DESCRIPTION OF THE TASK. Starting at the first line of the data, please print exactly those lines through the one that holds "0.133, 0.12, 0.107, 0.093, 0.08, 0.067, 0.053, 0.04, 0.013, 0];", omitting every picture.

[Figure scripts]
::::::
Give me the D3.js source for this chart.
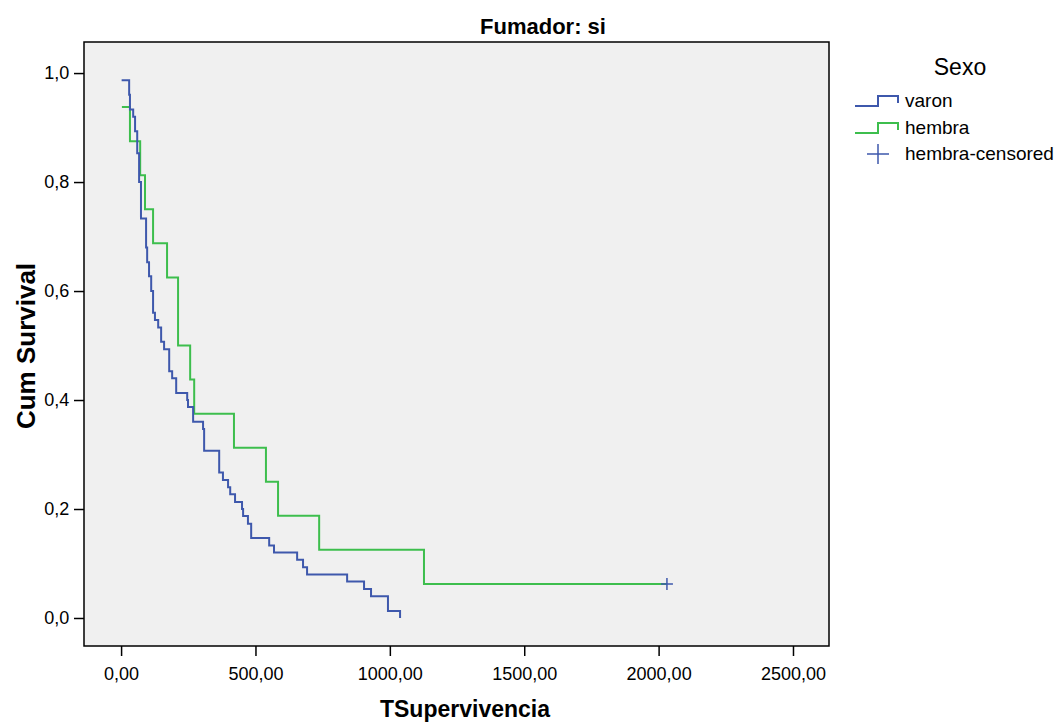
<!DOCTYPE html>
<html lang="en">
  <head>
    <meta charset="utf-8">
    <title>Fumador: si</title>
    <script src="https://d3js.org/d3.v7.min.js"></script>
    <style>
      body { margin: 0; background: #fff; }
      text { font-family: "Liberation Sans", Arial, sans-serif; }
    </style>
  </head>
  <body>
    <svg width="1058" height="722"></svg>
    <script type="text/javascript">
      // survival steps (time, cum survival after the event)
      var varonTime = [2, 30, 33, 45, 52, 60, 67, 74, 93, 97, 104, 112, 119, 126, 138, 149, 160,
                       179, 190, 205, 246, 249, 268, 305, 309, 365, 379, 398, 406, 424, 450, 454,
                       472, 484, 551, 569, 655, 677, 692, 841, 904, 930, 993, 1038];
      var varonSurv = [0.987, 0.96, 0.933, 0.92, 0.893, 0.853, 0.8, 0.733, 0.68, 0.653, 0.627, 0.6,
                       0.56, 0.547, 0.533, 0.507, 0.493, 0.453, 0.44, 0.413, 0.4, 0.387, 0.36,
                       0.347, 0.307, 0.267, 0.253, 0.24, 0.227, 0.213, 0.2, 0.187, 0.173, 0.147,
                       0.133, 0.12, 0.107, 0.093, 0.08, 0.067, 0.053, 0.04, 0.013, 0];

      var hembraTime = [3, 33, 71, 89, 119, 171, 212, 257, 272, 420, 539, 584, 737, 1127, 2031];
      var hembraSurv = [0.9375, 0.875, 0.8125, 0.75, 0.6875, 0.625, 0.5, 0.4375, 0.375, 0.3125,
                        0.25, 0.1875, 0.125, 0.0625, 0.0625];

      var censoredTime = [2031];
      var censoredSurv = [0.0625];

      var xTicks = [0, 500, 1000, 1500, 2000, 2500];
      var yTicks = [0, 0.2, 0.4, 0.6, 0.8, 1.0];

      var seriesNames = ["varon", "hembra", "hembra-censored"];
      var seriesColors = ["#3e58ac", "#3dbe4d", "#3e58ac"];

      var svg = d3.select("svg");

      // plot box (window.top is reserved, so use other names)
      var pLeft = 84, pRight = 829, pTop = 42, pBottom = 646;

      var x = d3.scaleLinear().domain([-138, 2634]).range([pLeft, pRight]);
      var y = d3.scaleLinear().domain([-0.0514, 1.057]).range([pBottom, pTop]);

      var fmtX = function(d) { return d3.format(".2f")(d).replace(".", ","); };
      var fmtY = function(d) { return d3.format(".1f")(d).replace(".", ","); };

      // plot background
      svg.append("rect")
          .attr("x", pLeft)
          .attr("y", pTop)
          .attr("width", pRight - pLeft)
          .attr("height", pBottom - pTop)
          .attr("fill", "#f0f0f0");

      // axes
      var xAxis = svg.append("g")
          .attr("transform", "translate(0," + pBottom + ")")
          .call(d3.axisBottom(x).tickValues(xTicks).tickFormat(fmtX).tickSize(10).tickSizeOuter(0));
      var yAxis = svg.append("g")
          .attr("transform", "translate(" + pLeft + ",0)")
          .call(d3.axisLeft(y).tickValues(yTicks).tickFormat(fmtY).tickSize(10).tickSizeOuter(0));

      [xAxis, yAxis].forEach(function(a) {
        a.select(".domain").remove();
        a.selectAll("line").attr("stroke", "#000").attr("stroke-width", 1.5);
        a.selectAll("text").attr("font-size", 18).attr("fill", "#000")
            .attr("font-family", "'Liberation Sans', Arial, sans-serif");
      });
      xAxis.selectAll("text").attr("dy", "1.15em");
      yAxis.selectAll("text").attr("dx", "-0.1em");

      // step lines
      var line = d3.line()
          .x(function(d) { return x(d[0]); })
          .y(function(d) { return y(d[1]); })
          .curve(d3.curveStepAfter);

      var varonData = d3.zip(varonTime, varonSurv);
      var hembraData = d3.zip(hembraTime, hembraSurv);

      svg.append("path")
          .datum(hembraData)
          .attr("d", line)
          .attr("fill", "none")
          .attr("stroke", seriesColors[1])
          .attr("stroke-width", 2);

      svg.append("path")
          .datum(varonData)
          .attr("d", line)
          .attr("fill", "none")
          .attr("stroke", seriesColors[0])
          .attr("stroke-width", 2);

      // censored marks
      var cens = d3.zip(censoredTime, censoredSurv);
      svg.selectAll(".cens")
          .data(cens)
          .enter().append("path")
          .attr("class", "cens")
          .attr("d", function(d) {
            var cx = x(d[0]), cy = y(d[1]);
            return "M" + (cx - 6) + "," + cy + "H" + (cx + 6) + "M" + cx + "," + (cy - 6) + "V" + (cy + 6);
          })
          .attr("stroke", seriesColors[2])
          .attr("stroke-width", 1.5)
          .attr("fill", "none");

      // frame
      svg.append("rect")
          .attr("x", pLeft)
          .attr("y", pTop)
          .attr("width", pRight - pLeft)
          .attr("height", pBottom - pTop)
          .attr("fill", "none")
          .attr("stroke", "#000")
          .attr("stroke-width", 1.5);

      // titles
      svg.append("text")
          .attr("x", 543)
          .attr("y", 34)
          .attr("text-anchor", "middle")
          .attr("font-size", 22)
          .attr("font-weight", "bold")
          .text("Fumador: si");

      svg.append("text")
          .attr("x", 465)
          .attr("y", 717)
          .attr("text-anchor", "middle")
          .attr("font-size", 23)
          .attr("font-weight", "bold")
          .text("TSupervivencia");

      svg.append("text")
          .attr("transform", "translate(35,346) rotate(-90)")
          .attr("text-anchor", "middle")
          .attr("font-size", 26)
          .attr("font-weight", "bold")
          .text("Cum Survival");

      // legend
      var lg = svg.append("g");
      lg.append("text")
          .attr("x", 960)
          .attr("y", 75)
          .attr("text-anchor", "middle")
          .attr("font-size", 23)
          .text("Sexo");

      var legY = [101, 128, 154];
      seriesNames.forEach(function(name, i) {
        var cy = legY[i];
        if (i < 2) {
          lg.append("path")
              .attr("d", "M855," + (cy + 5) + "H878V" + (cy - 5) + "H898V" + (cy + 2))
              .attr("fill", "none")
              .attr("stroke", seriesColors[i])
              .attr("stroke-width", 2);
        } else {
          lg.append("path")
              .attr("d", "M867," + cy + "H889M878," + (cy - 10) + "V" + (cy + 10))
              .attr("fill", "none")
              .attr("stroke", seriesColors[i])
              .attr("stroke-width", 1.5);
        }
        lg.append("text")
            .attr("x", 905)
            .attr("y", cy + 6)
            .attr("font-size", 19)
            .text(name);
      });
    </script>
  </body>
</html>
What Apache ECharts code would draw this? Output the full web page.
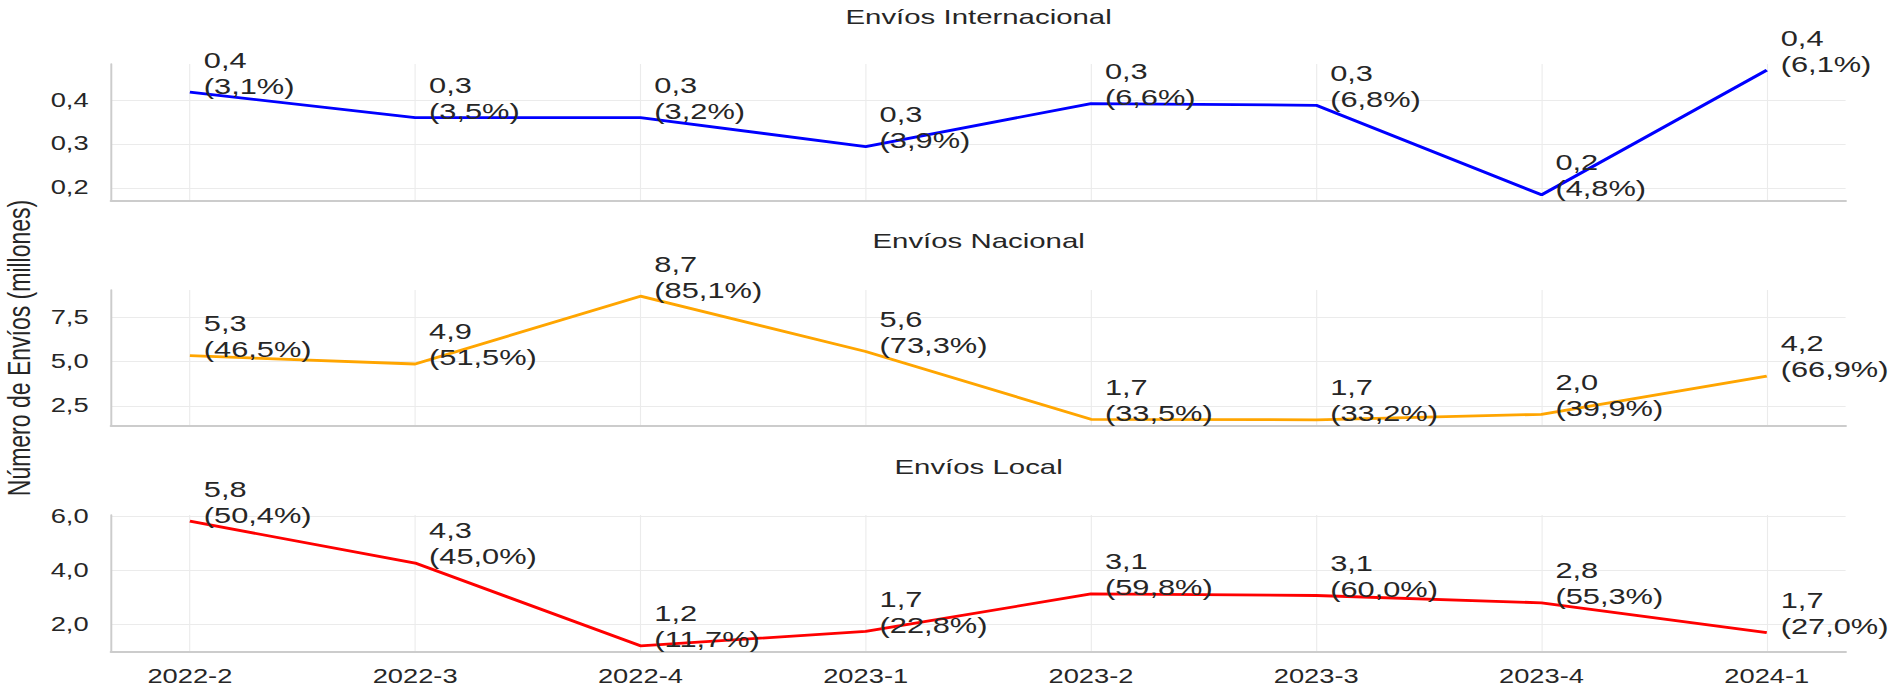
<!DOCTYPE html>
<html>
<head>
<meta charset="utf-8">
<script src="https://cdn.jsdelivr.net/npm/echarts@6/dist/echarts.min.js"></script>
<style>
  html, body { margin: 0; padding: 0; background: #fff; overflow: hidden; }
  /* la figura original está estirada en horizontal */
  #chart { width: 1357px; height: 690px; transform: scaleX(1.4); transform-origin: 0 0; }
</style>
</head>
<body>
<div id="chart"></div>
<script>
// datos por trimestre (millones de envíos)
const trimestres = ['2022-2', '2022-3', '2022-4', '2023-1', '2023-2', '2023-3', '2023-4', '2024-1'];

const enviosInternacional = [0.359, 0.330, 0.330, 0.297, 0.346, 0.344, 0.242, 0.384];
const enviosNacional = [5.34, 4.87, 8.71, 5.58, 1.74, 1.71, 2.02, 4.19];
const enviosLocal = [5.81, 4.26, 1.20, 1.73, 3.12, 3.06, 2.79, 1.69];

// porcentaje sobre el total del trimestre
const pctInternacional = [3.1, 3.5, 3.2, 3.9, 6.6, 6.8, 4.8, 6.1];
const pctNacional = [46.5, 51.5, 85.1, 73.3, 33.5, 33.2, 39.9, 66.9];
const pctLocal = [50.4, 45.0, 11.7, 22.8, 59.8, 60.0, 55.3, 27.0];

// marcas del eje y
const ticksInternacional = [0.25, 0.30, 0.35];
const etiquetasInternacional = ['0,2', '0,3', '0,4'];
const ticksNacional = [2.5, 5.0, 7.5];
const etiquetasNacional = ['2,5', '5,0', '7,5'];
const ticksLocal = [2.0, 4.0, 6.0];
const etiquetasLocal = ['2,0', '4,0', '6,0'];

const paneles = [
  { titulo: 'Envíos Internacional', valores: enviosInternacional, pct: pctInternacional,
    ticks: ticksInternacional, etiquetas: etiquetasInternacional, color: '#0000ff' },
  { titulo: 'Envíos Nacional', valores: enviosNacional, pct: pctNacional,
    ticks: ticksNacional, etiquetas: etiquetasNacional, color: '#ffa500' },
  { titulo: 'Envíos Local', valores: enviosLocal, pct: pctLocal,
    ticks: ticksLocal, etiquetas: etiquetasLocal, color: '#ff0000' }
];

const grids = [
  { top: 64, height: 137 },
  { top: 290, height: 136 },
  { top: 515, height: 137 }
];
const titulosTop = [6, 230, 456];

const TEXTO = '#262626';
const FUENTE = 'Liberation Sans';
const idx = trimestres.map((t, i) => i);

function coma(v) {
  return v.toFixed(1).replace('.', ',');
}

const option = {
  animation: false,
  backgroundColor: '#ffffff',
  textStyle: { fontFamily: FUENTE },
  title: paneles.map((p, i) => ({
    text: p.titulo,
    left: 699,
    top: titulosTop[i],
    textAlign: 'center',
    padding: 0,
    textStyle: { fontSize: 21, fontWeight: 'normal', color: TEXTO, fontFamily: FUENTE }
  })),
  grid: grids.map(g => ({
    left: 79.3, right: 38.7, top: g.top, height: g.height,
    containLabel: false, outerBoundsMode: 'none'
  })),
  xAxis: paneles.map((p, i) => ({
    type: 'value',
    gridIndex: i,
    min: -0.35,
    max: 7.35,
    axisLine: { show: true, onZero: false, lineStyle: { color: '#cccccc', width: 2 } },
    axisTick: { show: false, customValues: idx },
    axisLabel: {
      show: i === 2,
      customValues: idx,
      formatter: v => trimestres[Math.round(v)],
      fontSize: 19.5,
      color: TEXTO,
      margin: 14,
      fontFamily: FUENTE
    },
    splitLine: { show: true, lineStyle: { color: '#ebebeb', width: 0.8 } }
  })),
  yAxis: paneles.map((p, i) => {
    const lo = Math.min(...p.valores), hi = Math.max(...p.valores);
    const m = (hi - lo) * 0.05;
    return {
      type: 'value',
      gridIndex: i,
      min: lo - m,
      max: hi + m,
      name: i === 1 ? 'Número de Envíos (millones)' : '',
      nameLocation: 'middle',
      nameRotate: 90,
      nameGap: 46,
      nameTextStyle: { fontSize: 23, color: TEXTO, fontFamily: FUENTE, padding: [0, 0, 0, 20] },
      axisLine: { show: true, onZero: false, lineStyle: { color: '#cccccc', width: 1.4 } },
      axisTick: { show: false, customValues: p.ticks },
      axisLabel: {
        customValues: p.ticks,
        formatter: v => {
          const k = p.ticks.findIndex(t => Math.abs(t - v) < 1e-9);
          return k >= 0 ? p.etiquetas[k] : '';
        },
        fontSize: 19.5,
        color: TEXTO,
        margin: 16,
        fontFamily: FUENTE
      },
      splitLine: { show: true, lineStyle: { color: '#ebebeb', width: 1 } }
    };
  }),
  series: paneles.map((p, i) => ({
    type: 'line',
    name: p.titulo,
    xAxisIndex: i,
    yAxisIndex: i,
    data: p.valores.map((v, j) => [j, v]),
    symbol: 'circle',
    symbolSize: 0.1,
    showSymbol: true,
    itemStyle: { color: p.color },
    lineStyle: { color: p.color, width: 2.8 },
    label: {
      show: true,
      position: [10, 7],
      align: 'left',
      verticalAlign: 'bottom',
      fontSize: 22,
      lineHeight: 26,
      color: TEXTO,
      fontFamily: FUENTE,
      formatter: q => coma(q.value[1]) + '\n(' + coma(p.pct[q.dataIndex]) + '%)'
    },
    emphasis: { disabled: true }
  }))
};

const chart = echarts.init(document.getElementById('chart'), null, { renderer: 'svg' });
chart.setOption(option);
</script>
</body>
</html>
::::::
ANSWER FOR THE TASK.
Give me the D3.js source for this chart.
<!DOCTYPE html>
<html lang="en">
  <head>
    <meta charset="utf-8">
    <title>Fumador: si</title>
    <script src="https://d3js.org/d3.v7.min.js"></script>
    <style>
      body { margin: 0; background: #fff; }
      text { font-family: "Liberation Sans", Arial, sans-serif; }
    </style>
  </head>
  <body>
    <svg width="1058" height="722"></svg>
    <script type="text/javascript">
      // survival steps (time, cum survival after the event)
      var varonTime = [2, 30, 33, 45, 52, 60, 67, 74, 93, 97, 104, 112, 119, 126, 138, 149, 160,
                       179, 190, 205, 246, 249, 268, 305, 309, 365, 379, 398, 406, 424, 450, 454,
                       472, 484, 551, 569, 655, 677, 692, 841, 904, 930, 993, 1038];
      var varonSurv = [0.987, 0.96, 0.933, 0.92, 0.893, 0.853, 0.8, 0.733, 0.68, 0.653, 0.627, 0.6,
                       0.56, 0.547, 0.533, 0.507, 0.493, 0.453, 0.44, 0.413, 0.4, 0.387, 0.36,
                       0.347, 0.307, 0.267, 0.253, 0.24, 0.227, 0.213, 0.2, 0.187, 0.173, 0.147,
                       0.133, 0.12, 0.107, 0.093, 0.08, 0.067, 0.053, 0.04, 0.013, 0];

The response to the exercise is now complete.